Se você é cantor e nasceu em Escorrega e Lá Vai Um, não cante em estilos musicais de outros lugares.
Não cante o caixa-prega, por exemplo, pois este ritmo é particular dos naturais de Caixa-Pregos da Curva.
Cante somente o escorrega, ritmo consagrado da região escorreguense, pois é isso o que se espera e se requer de você: eis o que seus conterrâneos exigem — e também os não conterrâneos.
É isto o comportamento da moda hoje em dia: cada um no seu quadrado, no seu lugar de canto. 😉

Capitalismo antifeminista

Especialista diz que a opressão da mulher começou com o capitalismo. 🤔
Considerando-se que o capitalismo — incluso aí o mercantilismo — tem pouco mais de 500 anos, então não faz tanto tempo assim. 😎 (Há quem diga que ainda não houve tempo de todas as mulheres se acostumarem.

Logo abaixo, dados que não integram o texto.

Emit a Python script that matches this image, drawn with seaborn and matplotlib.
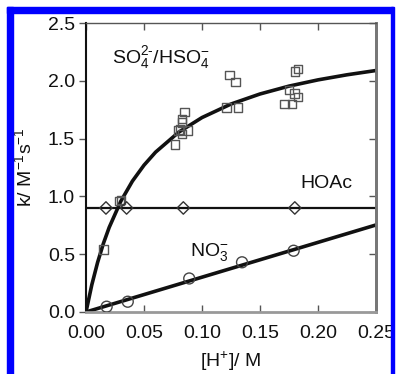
import matplotlib
matplotlib.use("Agg")
import matplotlib.pyplot as plt
import matplotlib.patches as mpatches
import seaborn as sns
import numpy as np
import pandas as pd

# ---- data ----
so4_x = [0.015, 0.029, 0.030, 0.0767, 0.0796, 0.081, 0.0825, 0.083, 0.083, 0.085, 0.088,
         0.121, 0.1236, 0.129, 0.131, 0.171, 0.175, 0.1776, 0.1796, 0.180, 0.183, 0.183]
so4_y = [0.54, 0.96, 0.97, 1.45, 1.57, 1.58, 1.67, 1.64, 1.54, 1.73, 1.57,
         1.77, 2.05, 1.99, 1.77, 1.80, 1.92, 1.80, 1.89, 2.08, 2.10, 1.86]

# fitted curve for SO4/HSO4
fit_x = [0.0, 0.005, 0.01, 0.015, 0.02, 0.03, 0.04, 0.05, 0.06, 0.08, 0.10,
         0.125, 0.15, 0.175, 0.20, 0.225, 0.25]
fit_y = [0.0, 0.235, 0.429, 0.593, 0.732, 0.958, 1.132, 1.270, 1.383, 1.556, 1.682,
         1.799, 1.886, 1.954, 2.008, 2.052, 2.089]

hoac_x = [0.0172, 0.035, 0.0839, 0.180]
hoac_y = [0.90, 0.90, 0.90, 0.90]
hoac_line_x = [0.0, 0.25]
hoac_line_y = [0.90, 0.90]

no3_x = [0.0178, 0.036, 0.089, 0.1345, 0.179]
no3_y = [0.046, 0.089, 0.29, 0.43, 0.53]
no3_line_x = [0.0, 0.25]
no3_line_y = [0.0, 0.753]

xticks = [0.00, 0.05, 0.10, 0.15, 0.20, 0.25]
yticks = [0.0, 0.5, 1.0, 1.5, 2.0, 2.5]

# ---- style ----
sns.set_style("ticks")
plt.rcParams['font.family'] = ['Liberation Sans', 'DejaVu Sans']
plt.rcParams['mathtext.fontset'] = 'custom'
plt.rcParams['mathtext.rm'] = 'Liberation Sans'
plt.rcParams['mathtext.it'] = 'Liberation Sans'

FS = 14

fig = plt.figure(figsize=(3.96, 3.74), dpi=100)
ax = fig.add_axes([86/396, 1-312/374, 290/396, 289/374])

df_fit = pd.DataFrame({'x': fit_x, 'y': fit_y})
df_so4 = pd.DataFrame({'x': so4_x, 'y': so4_y})
df_hoac = pd.DataFrame({'x': hoac_x, 'y': hoac_y})
df_no3 = pd.DataFrame({'x': no3_x, 'y': no3_y})

sns.lineplot(data=pd.DataFrame({'x': hoac_line_x, 'y': hoac_line_y}), x='x', y='y',
             ax=ax, color='#111111', lw=1.6, sort=False)
sns.lineplot(data=df_fit, x='x', y='y', ax=ax, color='#111111', lw=2.6, sort=False)
sns.lineplot(data=pd.DataFrame({'x': no3_line_x, 'y': no3_line_y}), x='x', y='y',
             ax=ax, color='#111111', lw=2.6, sort=False)

sns.scatterplot(data=df_so4, x='x', y='y', ax=ax, marker='s', s=36,
                facecolor='none', edgecolor='#555555', linewidth=1.0, zorder=3)
sns.scatterplot(data=df_hoac, x='x', y='y', ax=ax, marker='D', s=40,
                facecolor='none', edgecolor='#333333', linewidth=1.0, zorder=3)
sns.scatterplot(data=df_no3, x='x', y='y', ax=ax, marker='o', s=62,
                facecolor='none', edgecolor='#444444', linewidth=1.0, zorder=3)

ax.set_xlim(0, 0.25)
ax.set_ylim(0, 2.5)
ax.set_xticks(xticks)
ax.set_xticklabels([f"{v:.2f}" for v in xticks])
ax.set_yticks(yticks)
ax.set_yticklabels([f"{v:.1f}" for v in yticks])

ax.tick_params(axis='x', direction='in', top=True, bottom=True, length=5,
               width=1, color='#555555', labelsize=FS, pad=9, labelcolor='#111111')
ax.tick_params(axis='y', direction='out', left=True, right=False, length=5,
               width=1, color='#555555', labelsize=FS, pad=3, labelcolor='#111111')
sec = ax.secondary_yaxis('right')
sec.set_yticks(yticks)
sec.tick_params(direction='in', length=5, width=1, color='#555555', labelright=False)
sec.spines['right'].set_color('#777777')
sec.spines['right'].set_linewidth(2)

ax.spines['left'].set_color('#111111')
ax.spines['left'].set_linewidth(1.5)
ax.spines['top'].set_color('#555555')
ax.spines['top'].set_linewidth(1)
ax.spines['right'].set_color('#777777')
ax.spines['right'].set_linewidth(2)
ax.spines['bottom'].set_color('#999999')
ax.spines['bottom'].set_linewidth(2)

ax.set_xlabel(r'[H$^{+}$]/ M', fontsize=FS, labelpad=6, color='#111111')
ax.set_ylabel(r'k/ M$^{-1}$s$^{-1}$', fontsize=FS, labelpad=9, color='#111111')

ax.text(0.0224, 2.2, r'SO$_4^{2\text{-}}$/HSO$_4^{-}$', fontsize=FS, va='center', ha='left',
        color='#111111')
ax.text(0.185, 1.11, 'HOAc', fontsize=FS, va='center', ha='left', color='#111111')
ax.text(0.0895, 0.52, r'NO$_3^{-}$', fontsize=FS, va='center', ha='left', color='#111111')

# blue frame around the figure
fig.patches.append(mpatches.Rectangle((7.3/396, -0.1), 5.4/396, 1.1 - 7.3/374,
                                      transform=fig.transFigure, color='#0000ff', zorder=10))
fig.patches.append(mpatches.Rectangle((7.3/396, 1 - 12.7/374), (393.3 - 7.3)/396, 5.4/374,
                                      transform=fig.transFigure, color='#0000ff', zorder=10))
fig.patches.append(mpatches.Rectangle((391/396, -0.1), 2.6/396, 1.1 - 7.3/374,
                                      transform=fig.transFigure, color='#0000ff', zorder=10))

fig.savefig('out.png', dpi=100)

É, deve ser por isso que existe feminismo.)
Como era boa e feliz a vida das mulheres até o século XV, antes do surgimento do maldito capitalismo! Ditosos tempos aqueles… 😉
Só a Idade Média, essa era milenar tão execrada, foram 1.000 anos de plena felicidade feminina, com lençóis manchados de vermelho expostos ao público, direito de pernada, cinto de castidade e uma gravidez por ano, além de muchas otras cositas más…
Mas eu nem deveria estar comentando aqui sobre isso, afinal não sou mulher, logo não tenho “lugar de fala” que me permita tal atrevimento e audácia. Que especialistas não fiquem sabendo, então!